The one-or-more schemas resolved for a single file. docmeta resolves a schema set per file, then validates the file’s metadata against every schema in it. A file passes only when it satisfies all schemas in its set, and each reported error is tagged with the schema that produced it. See Schema resolution.

A pointer to a schema — what appears in a --schema flag, a document’s $schema key, or config. docmeta classifies each reference into one of three kinds by its shape:

  • builtin — a vendor:name:version id such as google:okf:0.1, resolved to a schema shipped with docmeta.
  • file — a .json path or any path with a separator, such as ./my.schema.json, resolved from the local filesystem.
  • url — an http:// or https:// URL, fetched over the network.

See Reference kinds.

A reserved key a document can put in its own metadata to name the schema(s) it should be validated against — a single reference or a list. Because it’s a docmeta directive rather than real metadata, $schema is stripped before validation, so a schema with additionalProperties: false won’t flag it. In the precedence chain it sits above config but below a --schema flag. See The $schema key in a file.

A different use of the same key, found inside a schema rather than a document. There, $schema is the meta-schema URI that declares the schema’s dialect — for example https://json-schema.org/draft/2020-12/schema. docmeta reads it to decide which validator to compile the schema with. Don’t confuse it with the document $schema above: one selects a dialect, the other selects which schema validates a document.

A version of the JSON Schema specification — Draft 2020-12, 2019-09, draft-07, draft-06, or draft-04. docmeta auto-detects a schema’s dialect from its $schema meta-schema URI and compiles it with the matching validator; a missing or unrecognized URI falls back to Draft 2020-12. Schemas of different dialects can coexist in one run. See Dialects.

The standard (RFC 6901) syntax docmeta uses to name the field an error is about. A pointer like /tags/0 means “the first item of the tags array”; an empty pointer (shown as (root) in pretty output) means the document as a whole — most often a required field that’s missing entirely. Pointers appear in error output and in the instancePath field of JSON output.

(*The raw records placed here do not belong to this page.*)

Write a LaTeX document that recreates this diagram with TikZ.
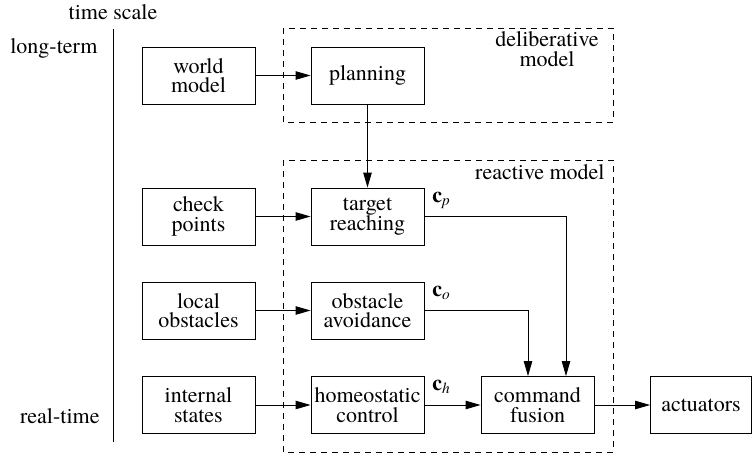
\documentclass[tikz,border=0pt]{standalone}
\usepackage{fontspec}
\setmainfont{texgyretermes}[Extension=.otf,UprightFont=*-regular,BoldFont=*-bold,ItalicFont=*-italic,BoldItalicFont=*-bolditalic]
\usepackage{tikz}
\usetikzlibrary{arrows.meta}

\begin{document}
\begin{tikzpicture}[x=1pt,y=-1pt,line width=0.9pt,
    font=\fontsize{22}{19.5}\selectfont,
    blok/.style={draw,minimum width=113pt,minimum height=57pt,inner sep=0pt,align=center},
    kader/.style={draw,dash pattern=on 6pt off 5pt,line width=0.8pt},
    pijl/.style={-{Triangle[length=15pt,width=8.5pt]}},
    cmd/.style={anchor=base west,inner sep=0pt}]
                \useasboundingbox (0,0) rectangle (753,458);
                \node (ts) at (113,12) {time scale};
                \node[anchor=east,inner sep=0pt] (lt) at (98,48) {long-term};
                \node[anchor=east,inner sep=0pt] (rt) at (100,416) {real-time};
                \draw (113,29) -- (113,442);
                \draw[kader] (283,28) rectangle (613,122);
                \draw[kader] (283,160) rectangle (613,452);
                \node[align=center] (dm) at (547,49) {deliberative\\model};
                \node[anchor=east,inner sep=0pt] (rm) at (605,172) {reactive model};
                \node[blok] (world) at (198.5,75.5) {world\\model};
                \node[blok] (plan) at (367.5,75.5) {planning};
                \node[blok] (check) at (198.5,216.5) {check\\points};
                \node[blok] (target) at (367.5,216.5) {target\\reaching};
                \node[blok] (local) at (198.5,310.5) {local\\obstacles};
                \node[blok] (avoid) at (367.5,310.5) {obstacle\\avoidance};
                \node[blok] (internal) at (198.5,405) {internal\\states};
                \node[blok] (homeo) at (367.5,405) {homeostatic\\control};
                \node[blok] (fusion) at (537.5,405) {command\\fusion};
                \node[blok,minimum width=101pt] (act) at (701,405) {actuators};
                \draw[pijl] (world) -- (plan);
                \draw[pijl] (plan) -- (target);
                \draw[pijl] (check) -- (target);
                \draw[pijl] (local) -- (avoid);
                \draw[pijl] (internal) -- (homeo);
                \draw[pijl] (homeo) -- (fusion);
                \draw[pijl] (fusion) -- (act);
                \draw[pijl] (target.east) -| ([xshift=28.5pt]fusion.north);
                \draw[pijl] (avoid.east) -| ([xshift=-9.5pt]fusion.north);
                \node[cmd] (cp) at (432,202) {\textbf{c}\textsubscript{\itshape p}};
                \node[cmd] (co) at (432,296) {\textbf{c}\textsubscript{\itshape o}};
                \node[cmd] (ch) at (432,390) {\textbf{c}\textsubscript{\itshape h}};
            \end{tikzpicture}
\end{document}
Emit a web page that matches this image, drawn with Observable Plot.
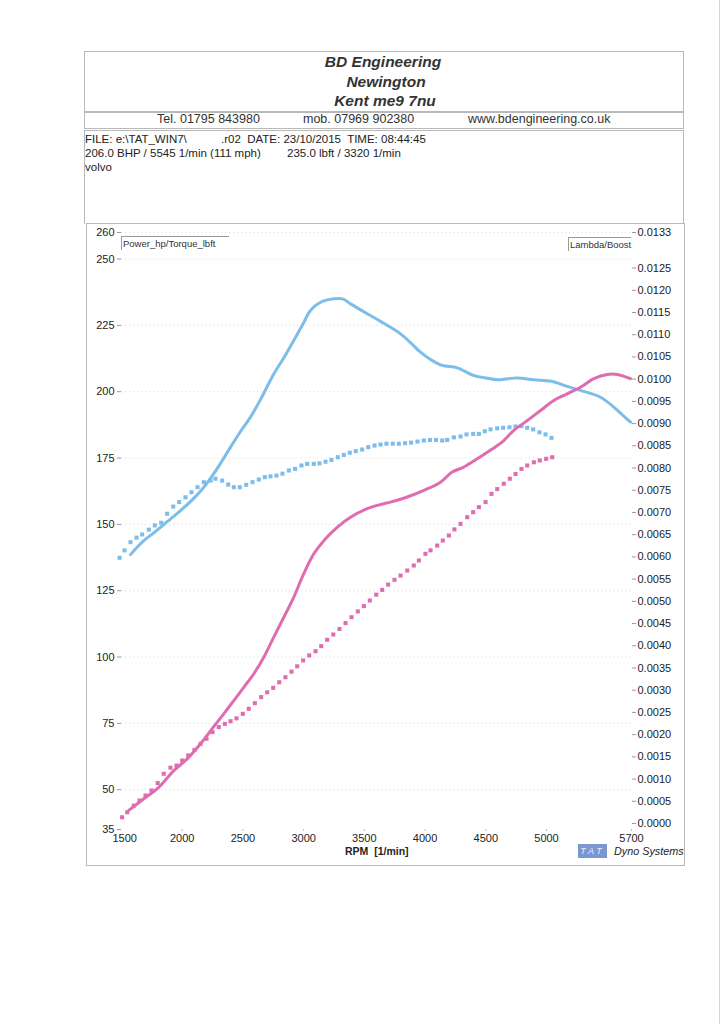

The Open Knowledge Format, whose v0.1 schema (google:okf:0.1) ships with docmeta as the built-in default. OKF requires only type and treats every other field — title, description, resource, tags, timestamp — as recommended, tolerating unknown keys. It’s what validates your files when nothing else is configured. See the built-in OKF schema.

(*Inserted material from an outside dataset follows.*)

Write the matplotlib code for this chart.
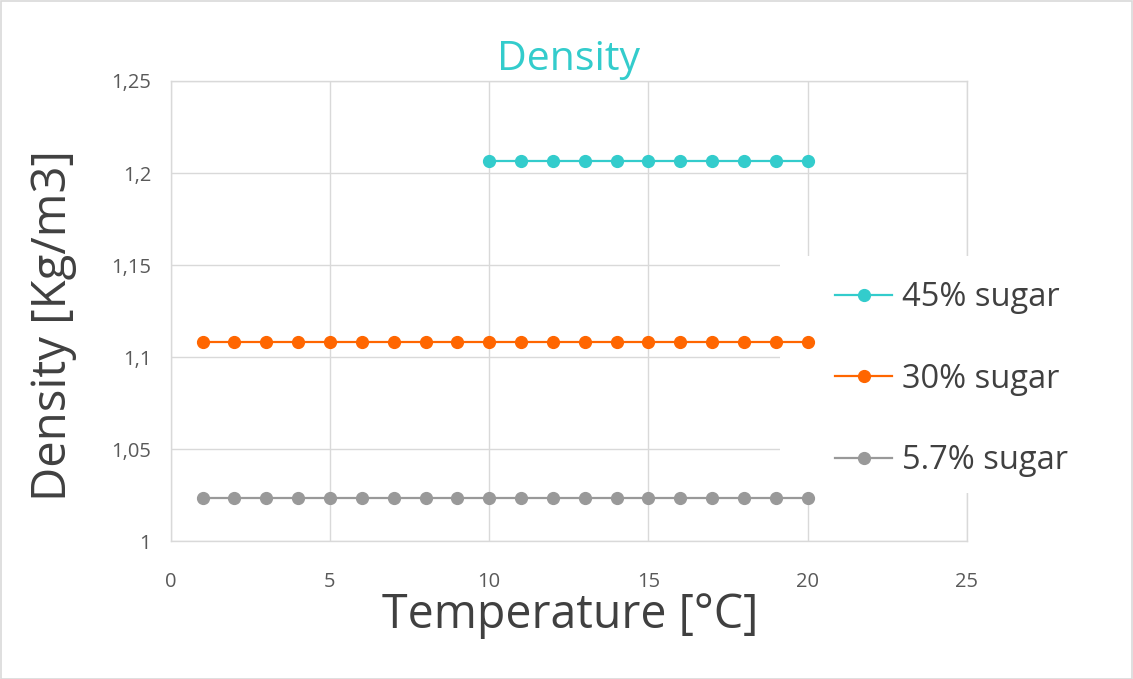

In docmeta, “override” has two related senses:

  • A config overrides entry assigns a schema set to files matching a glob, so different folders can use different schemas. See Apply different schemas to different folders.
  • More broadly, schema resolution is a chain of overrides: a --schema flag overrides a document’s $schema, which overrides config overrides, which overrides config schemas, which overrides the built-in default. The first source that yields a schema wins. See Precedence.

Two distinct operations, exposed as two commands. Extraction reads metadata out of a document — the get command prints named field values and validates nothing. Validation checks that extracted metadata satisfies its schema set — the validate command, the one CI gates on. Every validation begins with an extraction, but you can extract without validating. See the CLI reference.